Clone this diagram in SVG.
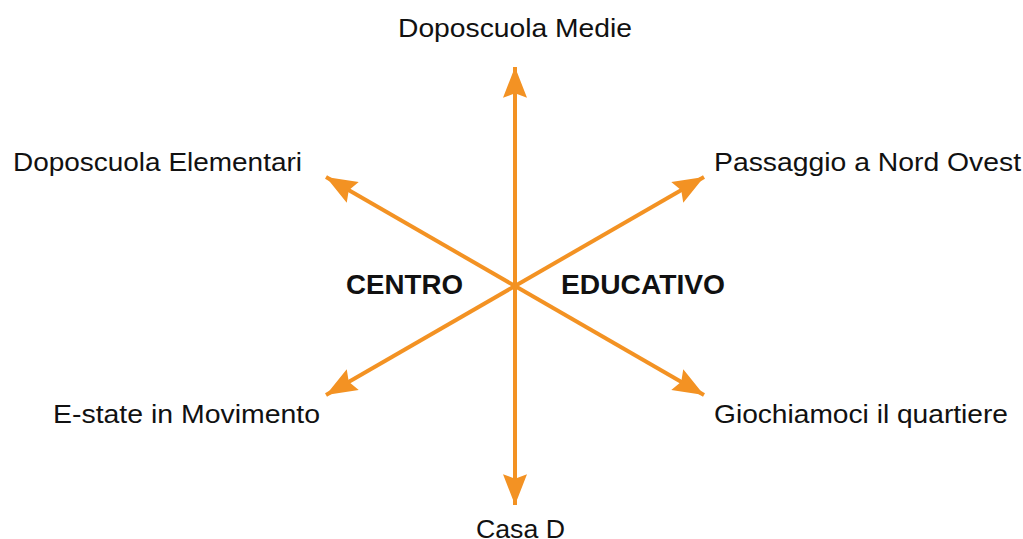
<svg xmlns="http://www.w3.org/2000/svg" width="1023" height="539" viewBox="0 0 1023 539">
<style>
.lbl{font-family:"Liberation Sans",Arial,sans-serif;font-size:26px;fill:#111}
.bold{font-weight:bold;font-size:28px}
.ln{stroke:#F39223;stroke-width:4;fill:none;marker-end:url(#ah)}
</style>
<defs>
<marker id="ah" markerUnits="userSpaceOnUse" markerWidth="40" markerHeight="40" viewBox="-30 -15 35 30" refX="0" refY="0" orient="auto">
<path d="M0,0 L-27,-10.5 L-23,0 L-27,10.5 Z" fill="#F39223"/>
</marker>
</defs>
<rect width="1023" height="539" fill="#fff"/>
<g id="connectors">
<line class="ln" x1="515" y1="286" x2="515" y2="67"/>
<line class="ln" x1="515" y1="286" x2="515" y2="505"/>
<line class="ln" x1="515" y1="286" x2="326" y2="177"/>
<line class="ln" x1="515" y1="286" x2="704" y2="177"/>
<line class="ln" x1="515" y1="286" x2="326" y2="395"/>
<line class="ln" x1="515" y1="286" x2="704" y2="395"/>
</g>
<g id="center">
<text class="lbl bold" x="346" y="294" textLength="117" lengthAdjust="spacingAndGlyphs">CENTRO</text>
<text class="lbl bold" x="561" y="294" textLength="164" lengthAdjust="spacingAndGlyphs">EDUCATIVO</text>
</g>
<g id="n-medie"><text class="lbl" x="398" y="37" textLength="234" lengthAdjust="spacingAndGlyphs">Doposcuola Medie</text></g>
<g id="n-elementari"><text class="lbl" x="13" y="171" textLength="289" lengthAdjust="spacingAndGlyphs">Doposcuola Elementari</text></g>
<g id="n-passaggio"><text class="lbl" x="714" y="171" textLength="307" lengthAdjust="spacingAndGlyphs">Passaggio a Nord Ovest</text></g>
<g id="n-estate"><text class="lbl" x="53" y="423" textLength="267" lengthAdjust="spacingAndGlyphs">E-state in Movimento</text></g>
<g id="n-giochiamoci"><text class="lbl" x="714" y="423" textLength="294" lengthAdjust="spacingAndGlyphs">Giochiamoci il quartiere</text></g>
<g id="n-casa"><text class="lbl" x="476" y="538" textLength="89" lengthAdjust="spacingAndGlyphs">Casa D</text></g>
</svg>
━━━━━━━━
Directions for this task:
Return each line exactly as written. Any picture gets left out.

The completed task:
Clone this diagram in SVG.
<svg xmlns="http://www.w3.org/2000/svg" width="1023" height="539" viewBox="0 0 1023 539">
<style>
.lbl{font-family:"Liberation Sans",Arial,sans-serif;font-size:26px;fill:#111}
.bold{font-weight:bold;font-size:28px}
.ln{stroke:#F39223;stroke-width:4;fill:none;marker-end:url(#ah)}
</style>
<defs>
<marker id="ah" markerUnits="userSpaceOnUse" markerWidth="40" markerHeight="40" viewBox="-30 -15 35 30" refX="0" refY="0" orient="auto">
<path d="M0,0 L-27,-10.5 L-23,0 L-27,10.5 Z" fill="#F39223"/>
</marker>
</defs>
<rect width="1023" height="539" fill="#fff"/>
<g id="connectors">
<line class="ln" x1="515" y1="286" x2="515" y2="67"/>
<line class="ln" x1="515" y1="286" x2="515" y2="505"/>
<line class="ln" x1="515" y1="286" x2="326" y2="177"/>
<line class="ln" x1="515" y1="286" x2="704" y2="177"/>
<line class="ln" x1="515" y1="286" x2="326" y2="395"/>
<line class="ln" x1="515" y1="286" x2="704" y2="395"/>
</g>
<g id="center">
<text class="lbl bold" x="346" y="294" textLength="117" lengthAdjust="spacingAndGlyphs">CENTRO</text>
<text class="lbl bold" x="561" y="294" textLength="164" lengthAdjust="spacingAndGlyphs">EDUCATIVO</text>
</g>
<g id="n-medie"><text class="lbl" x="398" y="37" textLength="234" lengthAdjust="spacingAndGlyphs">Doposcuola Medie</text></g>
<g id="n-elementari"><text class="lbl" x="13" y="171" textLength="289" lengthAdjust="spacingAndGlyphs">Doposcuola Elementari</text></g>
<g id="n-passaggio"><text class="lbl" x="714" y="171" textLength="307" lengthAdjust="spacingAndGlyphs">Passaggio a Nord Ovest</text></g>
<g id="n-estate"><text class="lbl" x="53" y="423" textLength="267" lengthAdjust="spacingAndGlyphs">E-state in Movimento</text></g>
<g id="n-giochiamoci"><text class="lbl" x="714" y="423" textLength="294" lengthAdjust="spacingAndGlyphs">Giochiamoci il quartiere</text></g>
<g id="n-casa"><text class="lbl" x="476" y="538" textLength="89" lengthAdjust="spacingAndGlyphs">Casa D</text></g>
</svg>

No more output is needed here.